Tom Kundig’s unique Pole Pass Retreat in Washington’s San Juan Islands does its best to defy definition.

It’s not a home, because no one really lives there, but it can be used by a couple for an overnight stay or by 20 family members for a daylong get-together.

And at 1,500 square feet, it’s relatively tiny – even if the design idea behind it is monumental.

This little “whisper in the woods,” as the architect describes it, almost disappears into its bucolic setting on Orcas Island, overlooking Puget Sound, and turns its back to the forest behind it.

“We wanted to make it smaller so you feel the landscape of the spot,” says Kundig, principal architect at Seattle’s award-winning Olson Kundig.

In fact, the diminutive steel, glass and wood building, with its charred cedar siding, effectively merges into its natural surroundings once its two sliding walls open up to the beautiful waterfront vista.

A hand-cranked wheel connected to a set of gears and chains, much like those of a bicycle, allow the nine-foot- tall glass walls – the largest of which is 20 feet long – to move effortlessly.

The simple gesture of turning the wheel slides both barn door-like walls out into the environment and voila! Outside is in and inside is out.

“One is to the shore side while the other is out to the landscape, following a steel beam,” Kundig adds. “When open, one covers up part of the building and the other slides out into the forest.”

The result is a wide, open-air pavilion designed for family gatherings, nestled on 10,000 square feet of land that are part of a total of about 40 acres owned by an extended clan that lives around the world.

“It’s not necessarily the primary home, but a spot where the family historically vacations,” Kundig says.

The family owns a much larger residence not far away – designed in the 1990s by Kundig’s partner, Jim Olson, and renovated five years ago – but was looking for something more permanent on the water. “They have been coming to this site for many years and wanted to build a cabin,” he adds.

Until Kundig designed the retreat, the site had?no formal shelter on its 400 feet of beachfront – no permanent, roof-topped structure where the family could all come together comfortably at their leisure, especially during the summer months.

Moreover, this little pavilion had to be flexible enough to accommodate a small-scale gathering of just two or three people or a larger group of up to 20.

If Pole Pass Retreat bears a striking resemblance to Ludwig Mies van der Rohe’s classic Farnsworth House in Plano, Ill., that’s because they share a long and narrow strategy to capture their environments in all directions.

“The landscape is a shelf area above the water,” explains Kundig. “There’s the horizon line with the shorefront, and then the big sky and the forest ascending behind the building – it’s stretching out to pick up the natural horizon and then disappear into that landscape.”

Outside, Kundig gave the pavilion a dark wood exterior to match the color of the soil, rocks and surrounding forest, creating a building that’s almost invisible from the water.

Shou-sugi-ban, a traditional Japanese method of charring wood, was used to treat the exterior cedar siding.
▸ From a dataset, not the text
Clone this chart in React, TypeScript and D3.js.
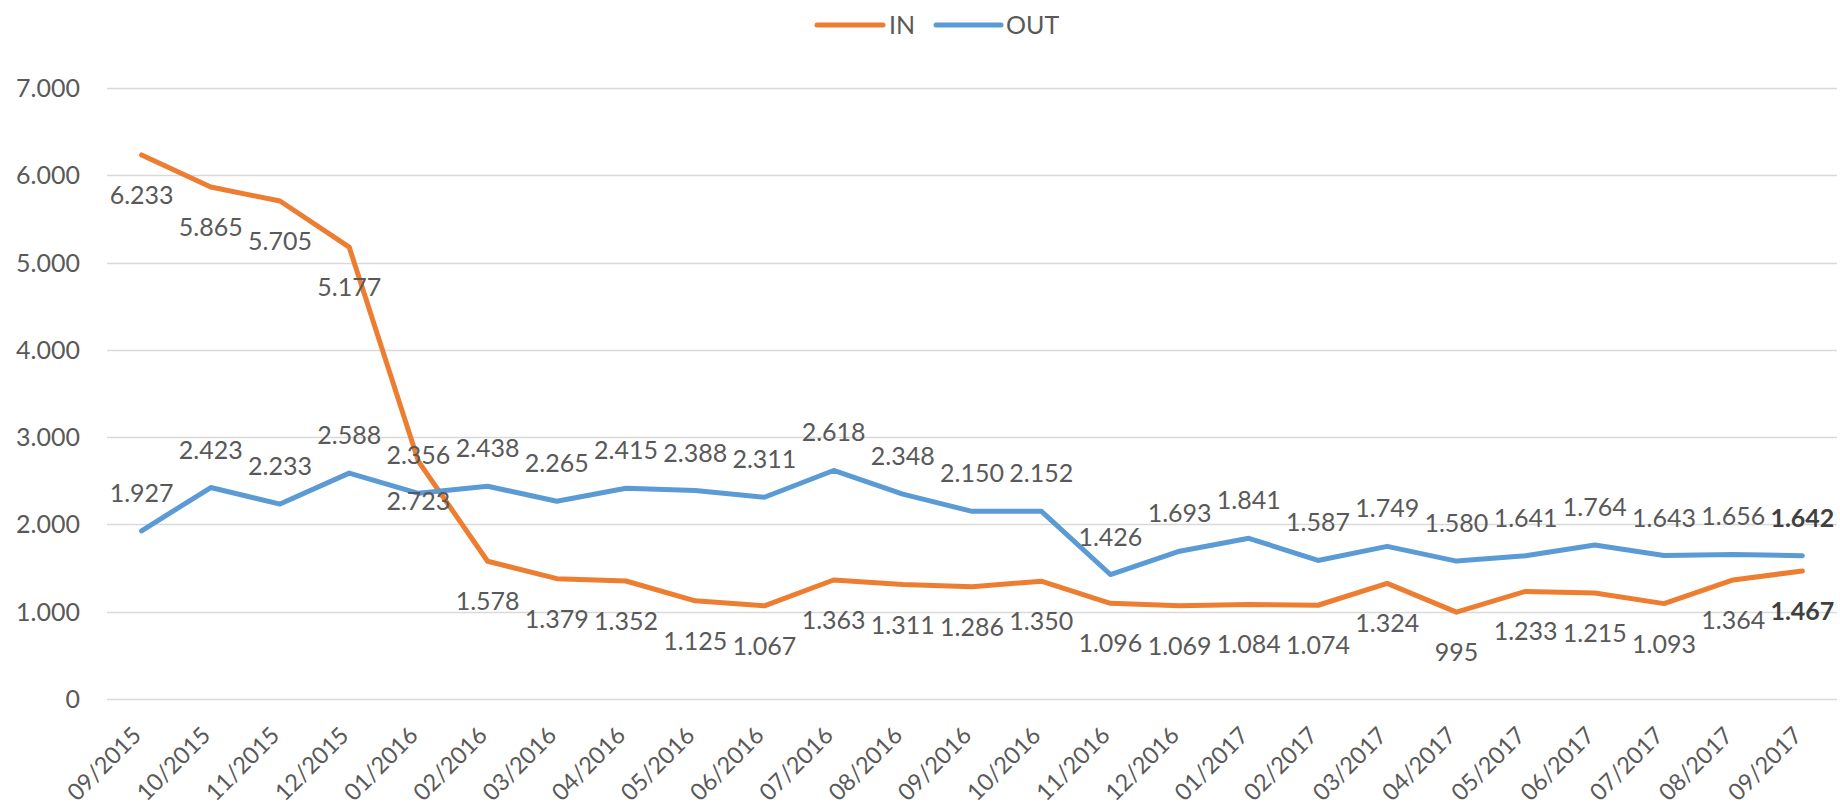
import React from "react";
import * as d3 from "d3";

const months = [
  "09/2015", "10/2015", "11/2015", "12/2015", "01/2016", "02/2016", "03/2016",
  "04/2016", "05/2016", "06/2016", "07/2016", "08/2016", "09/2016", "10/2016",
  "11/2016", "12/2016", "01/2017", "02/2017", "03/2017", "04/2017", "05/2017",
  "06/2017", "07/2017", "08/2017", "09/2017",
];
const inValues = [
  6233, 5865, 5705, 5177, 2723, 1578, 1379, 1352, 1125, 1067, 1363, 1311, 1286,
  1350, 1096, 1069, 1084, 1074, 1324, 995, 1233, 1215, 1093, 1364, 1467,
];
const outValues = [
  1927, 2423, 2233, 2588, 2356, 2438, 2265, 2415, 2388, 2311, 2618, 2348, 2150,
  2152, 1426, 1693, 1841, 1587, 1749, 1580, 1641, 1764, 1643, 1656, 1642,
];
const yTicks = [0, 1000, 2000, 3000, 4000, 5000, 6000, 7000];

const W = 1840;
const H = 807;
const FONT = "Lato, 'Open Sans', sans-serif";
const TEXT = "#595959";
const ORANGE = "#ED7D31";
const BLUE = "#5B9BD5";

const locale = d3.formatLocale({
  decimal: ",",
  thousands: ".",
  grouping: [3],
  currency: ["", "€"],
});
const fmt = locale.format(",d");

export default function App() {
  const plotLeft = 107;
  const plotRight = 1837;
  const plotTop = 88;
  const plotBottom = 699;

  const x = d3
    .scalePoint<string>()
    .domain(months)
    .range([plotLeft, plotRight])
    .padding(0.5);
  const y = d3.scaleLinear().domain([0, 7000]).range([plotBottom, plotTop]);

  const line = d3
    .line<number>()
    .x((_, i) => x(months[i]) as number)
    .y((d) => y(d));

  const series = [
    { name: "IN", values: inValues, color: ORANGE, pos: "below" },
    { name: "OUT", values: outValues, color: BLUE, pos: "above" },
  ];

  return (
    <svg
      width={W}
      height={H}
      style={{ position: "absolute", left: 0, top: 0, background: "#fff" }}
      fontFamily={FONT}
    >
      <rect x={0} y={0} width={W} height={H} fill="#fff" />
      {/* gridlines */}
      {yTicks.map((t) => (
        <line
          key={t}
          x1={plotLeft}
          x2={plotRight}
          y1={Math.round(y(t)) + 0.5}
          y2={Math.round(y(t)) + 0.5}
          stroke="#D9D9D9"
          strokeWidth={1.3}
        />
      ))}
      {/* y labels */}
      {yTicks.map((t) => (
        <text
          key={"yl" + t}
          x={80}
          y={y(t)}
          dy="0.36em"
          textAnchor="end"
          fontSize={25}
          fill={TEXT}
        >
          {fmt(t)}
        </text>
      ))}
      {/* x labels */}
      {months.map((m) => {
        const px = (x(m) as number) - 5;
        const py = plotBottom + 32;
        return (
          <text
            key={"xl" + m}
            x={px}
            y={py}
            dy="0.36em"
            textAnchor="end"
            fontSize={23.5}
            fill={TEXT}
            transform={`rotate(-45, ${px}, ${py})`}
          >
            {m}
          </text>
        );
      })}
      {/* lines */}
      {series.map((s) => (
        <path
          key={s.name}
          d={line(s.values) as string}
          fill="none"
          stroke={s.color}
          strokeWidth={5}
          strokeLinejoin="round"
          strokeLinecap="round"
        />
      ))}
      {/* data labels */}
      {series.map((s) =>
        s.values.map((v, i) => {
          const px = x(months[i]) as number;
          const py = y(v);
          const last = i === s.values.length - 1;
          return (
            <text
              key={s.name + i}
              x={px}
              y={s.pos === "above" ? py - 29 : py + 49}
              textAnchor="middle"
              fontSize={25}
              fontWeight={last ? "bold" : "normal"}
              fill={last ? "#404040" : TEXT}
            >
              {fmt(v)}
            </text>
          );
        })
      )}
      {/* legend */}
      <line x1={817} x2={883} y1={25} y2={25} stroke={ORANGE} strokeWidth={5} strokeLinecap="round" />
      <text x={889} y={25} dy="0.36em" fontSize={25} fill={TEXT}>
        IN
      </text>
      <line x1={936} x2={1001} y1={25} y2={25} stroke={BLUE} strokeWidth={5} strokeLinecap="round" />
      <text x={1006} y={25} dy="0.36em" fontSize={25} fill={TEXT}>
        OUT
      </text>
    </svg>
  );
}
The technique leaves the wood a dark, rich color, with a subtle metallic sheen, and helps protect it from insects, rot and wear over time.

Inside, Kundig used light pine that’s intentionally bright. “In the Pacific Northwest, we have overcast skies that are pretty dark at certain times of the year,” he says. “So we created a light, warm interior to balance with the skies, especially in the shoulder months and winter.”

A ground-floor galley kitchen is designed to cater on a large scale if necessary, but there’s also a small sitting area for intimate dining.

On the upper level is a bedroom that doubles as?a quiet place to hang out and relax. “It’s a little more private,” says Kundig. “There’s a flexible space up there, with a Murphy bed and a bath.”

The second story looks out over the drought- resistant planted roof of the main level, giving the sense of floating above the lawn and water.

The retreat’s flexibility is evident in its response to the often-changing climate of the San Juan Islands too, whether cold and blustery or warm and breezy. “This is a place where family members can cozy up in an intimate way next to the fireplace or, in the summer months, open up the wide glass walls,” the architect adds.

“Then it becomes like a big cabana that’s close to the lawn and the deck, and it can accommodate a group of any size, even a wedding.”

Kundig’s creative vision delivers a building that demonstrates the firm’s defining commitment to creating retreats that bridge the divide between nature, culture and people.

“It moves with the family depending on how they use it – from large scale to small scale,” he says.

The architect may call it a “whisper,” but Pole Pass Retreat makes a bold statement, loud and clear.